Currently up on Strange Horizons, the online magazine of speculative fiction, is a short story by Theodora Goss entitled The Mad Scientist’s Daughter. Daughters, actually. The members of this very exclusive London club are Catherine Moreau, Beatrice Rappaccini, Mary Jekyll, Diana Hyde, Justine Frankenstein, and a Mrs. Arthur Meyrink (formerly Helen Vaughan, of Arthur Machen’s The Great God Pan).

It’s a perfectly brilliant story, complete and satisfying in itself, but I can’t help saying I’d love to read more, much more, about this League of Extraordinary Monster Ladies. Take, for instance, the teatime discussion about taking over the world…

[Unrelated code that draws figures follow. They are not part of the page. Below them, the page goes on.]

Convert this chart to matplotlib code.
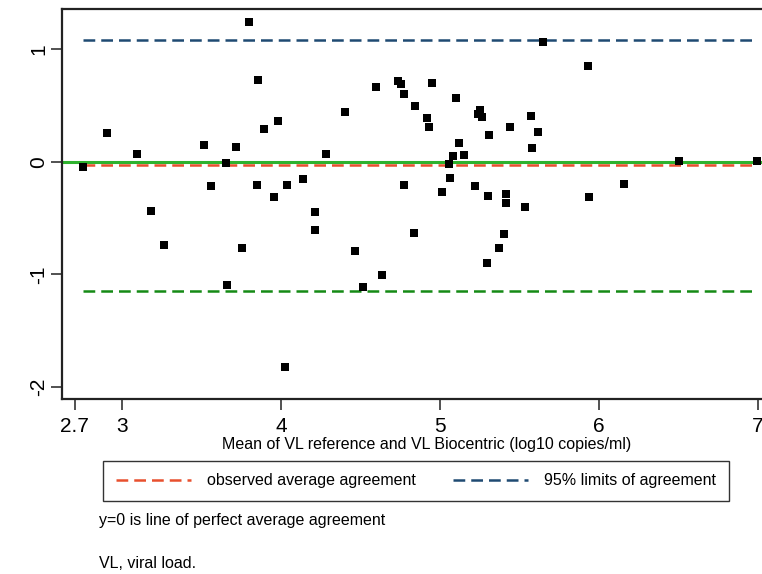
import matplotlib.pyplot as plt
from matplotlib.lines import Line2D

plt.rcParams['font.family'] = ['Liberation Sans', 'DejaVu Sans']

# mean of the two measurements (log10 copies/ml) and their difference
mean_vl = [2.754, 2.905, 3.094, 3.180, 3.260, 3.516, 3.558, 3.654, 3.659, 3.715,
           3.755, 3.797, 3.848, 3.852, 3.893, 3.955, 3.980, 4.024, 4.035, 4.139,
           4.213, 4.213, 4.280, 4.400, 4.465, 4.513, 4.599, 4.633, 4.734, 4.754,
           4.773, 4.775, 4.838, 4.845, 4.918, 4.933, 4.948, 5.013, 5.059, 5.063,
           5.084, 5.103, 5.118, 5.149, 5.218, 5.237, 5.250, 5.263, 5.298, 5.300,
           5.307, 5.372, 5.403, 5.418, 5.418, 5.441, 5.537, 5.571, 5.578, 5.617,
           5.647, 5.930, 5.937, 6.159, 6.507, 6.994]
diff_vl = [-0.044, 0.258, 0.074, -0.439, -0.735, 0.151, -0.213, -0.009, -1.096, 0.136,
           -0.767, 1.244, -0.204, 0.726, 0.296, -0.308, 0.364, -1.825, -0.207, -0.154,
           -0.444, -0.604, 0.068, 0.442, -0.788, -1.108, 0.664, -1.004, 0.717, 0.693,
           -0.207, 0.604, -0.634, 0.495, 0.388, 0.314, 0.702, -0.267, -0.015, -0.145,
           0.053, 0.572, 0.166, 0.065, -0.213, 0.427, 0.462, 0.397, -0.895, -0.302,
           0.243, -0.767, -0.643, -0.284, -0.367, 0.314, -0.397, 0.412, 0.122, 0.264,
           1.067, 0.853, -0.314, -0.196, 0.006, 0.006]

mean_diff = -0.03
loa_upper = 1.084
loa_lower = -1.144

xticks = [2.7, 3, 4, 5, 6, 7]
xticklabels = ['2.7', '3', '4', '5', '6', '7']
yticks = [-2, -1, 0, 1]

red = '#e8502e'
navy = '#1f4a72'
green_dash = '#158a15'
green_solid = '#2eb22e'
dash = (0, (4.7, 2.4))

W, H = 762, 574
fig = plt.figure(figsize=(W / 100, H / 100), dpi=100)
ax = fig.add_axes([62 / W, 1 - 399 / H, 700 / W, 390 / H])

ax.axhline(0, color=green_solid, lw=2.2, zorder=1)
x0, x1 = min(mean_vl), max(mean_vl)
ax.hlines(loa_upper, x0, x1, colors=navy, lw=1.8, linestyles=dash, zorder=1)
ax.hlines(mean_diff, x0, x1, colors=red, lw=1.8, linestyles=dash, zorder=1)
ax.hlines(loa_lower, x0, x1, colors=green_dash, lw=1.8, linestyles=dash, zorder=1)

ax.plot(mean_vl, diff_vl, 's', color='black', ms=6.2, mew=0, zorder=3)

ax.set_xlim(2.62, 7.028)
ax.set_ylim(-2.107, 1.36)
ax.set_xticks(xticks)
ax.set_xticklabels(xticklabels)
ax.set_yticks(yticks)
ax.set_yticklabels([str(v) for v in yticks], rotation=90, va='center')
ax.tick_params(axis='both', length=8, width=1.2, color='#333333', labelsize=15)
ax.tick_params(axis='x', pad=5)
ax.tick_params(axis='y', pad=2)

for s in ['left', 'bottom', 'top']:
    ax.spines[s].set_linewidth(1.6)
    ax.spines[s].set_color('#222222')
ax.spines['right'].set_visible(False)

fs = 11.5
fig.text(427 / W, 1 - 444 / H, 'Mean of VL reference and VL Biocentric (log10 copies/ml)',
         ha='center', va='center', fontsize=fs)

# legend box
handles = [Line2D([], [], color=red, lw=1.8, ls=dash),
           Line2D([], [], color=navy, lw=1.8, ls=dash)]
leg = fig.legend(handles, ['observed average agreement', '95% limits of agreement'],
                 loc='center', bbox_to_anchor=(416 / W, 1 - 481 / H), ncol=2,
                 fontsize=fs, frameon=True, fancybox=False, handlelength=4.7,
                 columnspacing=2.3, borderpad=0.8, handletextpad=1.0)
leg.get_frame().set_edgecolor('black')
leg.get_frame().set_linewidth(1.0)

fig.text(99 / W, 1 - 521 / H, 'y=0 is line of perfect average agreement', ha='left', va='center', fontsize=fs)
fig.text(99 / W, 1 - 564 / H, 'VL, viral load.', ha='left', va='center', fontsize=fs)

fig.savefig('out.png', dpi=100)
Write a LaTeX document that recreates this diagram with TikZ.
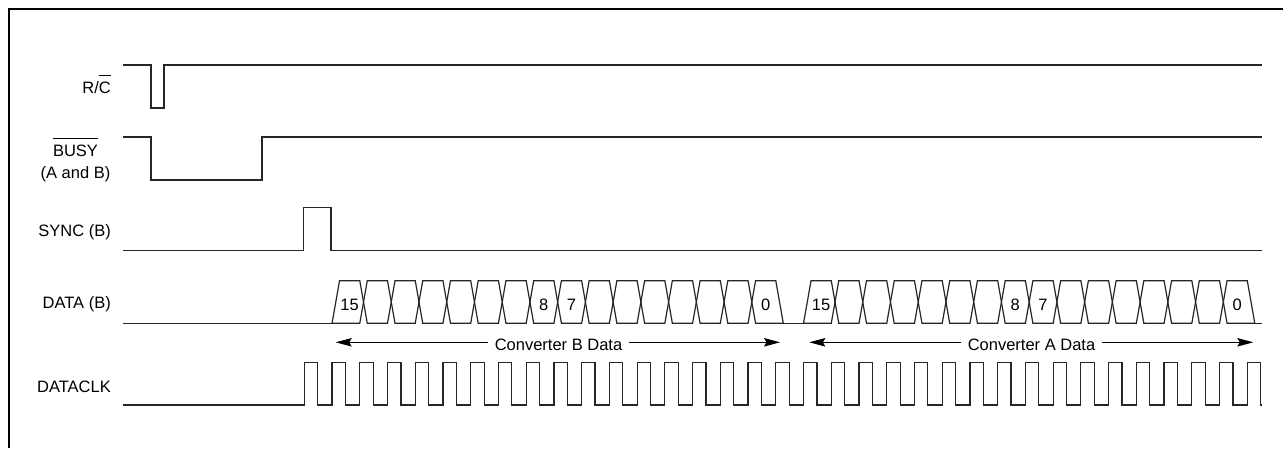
\documentclass[tikz,border=0pt]{standalone}
\usepackage{fontspec}
\setmainfont{Liberation Sans}
\usetikzlibrary{arrows.meta}
\newcommand\myovl[1]{\setbox0=\hbox{#1}\rlap{\raisebox{1.08em}{\rule{\wd0}{0.8pt}}}\box0}
\begin{document}
\begin{tikzpicture}[x=1pt,y=-1pt, line join=miter,
  sig/.style={line width=1.2pt, draw=black!85},
  lbl/.style={font=\fontsize{16.5}{19}\selectfont, inner sep=0pt},
  arr/.style={line width=1.1pt, -{Stealth[length=16pt,width=8.5pt,inset=2.5pt]}}]
\useasboundingbox (0,0) rectangle (1283,448);
\fill[white] (0,0) rectangle (1283,448);
\draw[line width=2.2pt] (9,448) -- (9,9) -- (1283,9);
% constants
\def\tz{304.3}\def\per{27.735}\def\w{7.5}
\def\dtop{280.7}\def\dbot{323.3}\def\dmid{302}
% labels
\node[lbl, anchor=base east] (lrc) at (111,93.3) {R/\myovl{C}};
\node[lbl, anchor=base] (lbusy) at (75.5,156.7) {\myovl{BUSY}};
\node[lbl, anchor=base] (lab) at (75.5,178.3) {(A and B)};
\node[lbl, anchor=base east] (lsync) at (111,236.7) {SYNC (B)};
\node[lbl, anchor=base east] (ldata) at (111,308.3) {DATA (B)};
\node[lbl, anchor=base east] (lclk) at (111,392.3) {DATACLK};
% R/C
\draw[sig] (123,65) -- (151,65) -- (151,108) -- (164,108) -- (164,65) -- (1262,65);
% BUSY
\draw[sig] (123,137) -- (151,137) -- (151,180) -- (262,180) -- (262,137) -- (1262,137);
% SYNC
\draw[sig] (123,250.7) -- (303.5,250.7) -- (303.5,207.7) -- (331,207.7) -- (331,250.7) -- (1262,250.7);
% DATACLK
\draw[sig] (123,405) foreach \k in {0,...,34}{ -- ({\tz+\k*\per},405) -- ++(0,-42.7) -- ++(13.4,0) -- ++(0,42.7) } -- (1262,405);
% DATA baseline pieces
\draw[sig] (123,\dbot) -- ({\tz+1*\per},\dbot);
\draw[sig] ({\tz+17*\per+\w},\dbot) -- ({\tz+18*\per},\dbot);
\draw[sig] ({\tz+34*\per+\w},\dbot) -- (1261.7,\dbot);
% first cells
\foreach \j in {1,18}{
  \pgfmathsetmacro\a{\tz+\j*\per}\pgfmathsetmacro\b{\a+\per}
  \draw[sig] (\a,\dbot) -- ({\a+\w},\dtop) -- (\b,\dtop) -- ({\b+\w/2},\dmid) -- (\b,\dbot) -- cycle;
}
% last cells
\foreach \j in {16,33}{
  \pgfmathsetmacro\a{\tz+\j*\per}\pgfmathsetmacro\b{\a+\per}
  \draw[sig] ({\a+\w/2},\dmid) -- ({\a+\w},\dtop) -- (\b,\dtop) -- ({\b+\w},\dbot) -- ({\a+\w},\dbot) -- cycle;
}
% middle cells
\foreach \j in {2,...,15}{
  \pgfmathsetmacro\a{\tz+\j*\per}\pgfmathsetmacro\b{\a+\per}
  \draw[sig] ({\a+\w/2},\dmid) -- ({\a+\w},\dtop) -- (\b,\dtop) -- ({\b+\w/2},\dmid) -- (\b,\dbot) -- ({\a+\w},\dbot) -- cycle;
}
\foreach \j in {19,...,32}{
  \pgfmathsetmacro\a{\tz+\j*\per}\pgfmathsetmacro\b{\a+\per}
  \draw[sig] ({\a+\w/2},\dmid) -- ({\a+\w},\dtop) -- (\b,\dtop) -- ({\b+\w/2},\dmid) -- (\b,\dbot) -- ({\a+\w},\dbot) -- cycle;
}
% bit labels
\foreach \j/\t/\n in {1/15/b15, 8/8/b8, 9/7/b7, 16/0/b0, 18/15/a15, 25/8/a8, 26/7/a7, 33/0/a0}{
  \node[lbl, anchor=base] (\n) at ({\tz+(\j+0.5)*\per+\w/2},310) {\t};
}
% arrows
\coordinate (cbl) at (335.7,342.3);
\coordinate (cbr) at (780,342.3);
\node[lbl, anchor=base, inner xsep=6.5pt] (cb) at (558.5,350) {Converter B Data};
\draw[arr] (cb.west |- cbl) -- (cbl);
\draw[arr] (cb.east |- cbr) -- (cbr);
\coordinate (cal) at (809.3,342.3);
\coordinate (car) at (1253.3,342.3);
\node[lbl, anchor=base, inner xsep=6.5pt] (ca) at (1031.5,350) {Converter A Data};
\draw[arr] (ca.west |- cal) -- (cal);
\draw[arr] (ca.east |- car) -- (car);
\end{tikzpicture}
\end{document}
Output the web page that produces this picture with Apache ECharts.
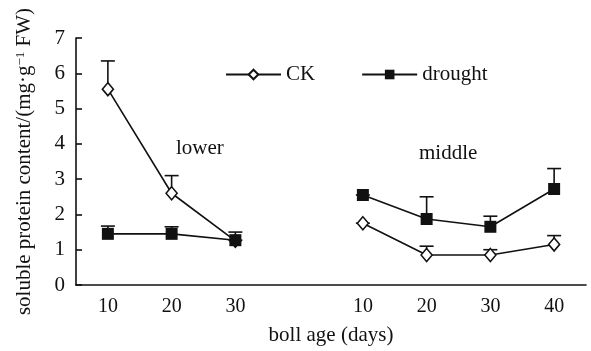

Go read The Mad Scientist’s Daughter.


Strange Horizons website.

Theodora Goss website.


February 1, 2010

Frankensteinian : Caprica

Set half a century before the events depicted in the critically acclaimed Battlestar Galactica (second series), Caprica launched in January on Syfy, the unfortunately named specialty channel formerly known as SciFi. In the pilot episode, pre-released in April 2009 on DVD and digital download, a scientist resurrects his dead daughter by downloading her recorded consciousness into a Cylon robot.

If the premise reminds you of movie Frankensteins swapping brains into artificially created bodies, I urge you to read reviewer Sarah Stegall’s analysis of the episode, Everything is Connected, posted on SFScope. It’s a sharp, compelling exploration of Frankensteinian references encompassing James Whale’s film and tracking all the way back to Mary Shelley and the real-life reanimation experiments, circa 1803, of Giovanni Aldini.

Segall’s piece is beautifully written and it places Caprica squarely in the Frankenstein lineage.


Caprica episodes are online, but only viewable if you live in the US.